Our climate and weather are very different matters and the level of predictability is comparably different. Weather is the temperature, precipitation (rain, hail, sleet and snow) and the wind, which change hour-by-hour and day-by-day. The climate is weather and the nature or state of its variations averaged over a prolonged period of time.
Climate change is occurring as a direct consequence of greenhouse gases in our Planet’s atmosphere. Some gases exist in the atmosphere naturally. Carbon dioxide (CO2) is a natural and crucial greenhouse gas – it is essential for plant life. However CO2 levels have increased over the past decades and in the past 250 years have since escalated by approximately 37 per cent. Methane gas (NH4) has increased by approximately 150 per cent and Nitrous Oxide (N20) by some 18 per cent. This escalation and increase are far more than can be accounted for and/or absorbed by the natural processes of our atmosphere.
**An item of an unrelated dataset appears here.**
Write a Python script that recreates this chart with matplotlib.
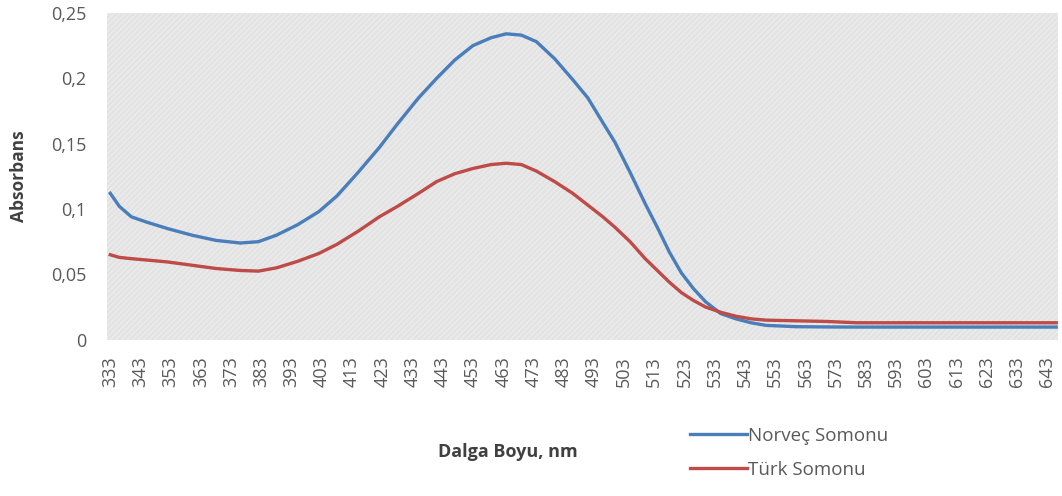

There exists overwhelming scientific data and consensus that an increase in the greenhouse gases released into our Planet’s atmosphere by our international community from burning coal, oil and gas, has led to an elevated greenhouse effect and global warming. As a direct result of the release of greenhouse gases, over the past century, there has been an underlying increase and volatility in average temperatures. The ten hottest years on record globally have been since 1997.
We as a Planet have an incumbent responsibility to mitigate and reduce greenhouse gases we produce and release into our atmosphere. Enhancing energy efficiency, increasing reliance on and investment in renewable, sustainable energy to reduce climate change is our responsibility.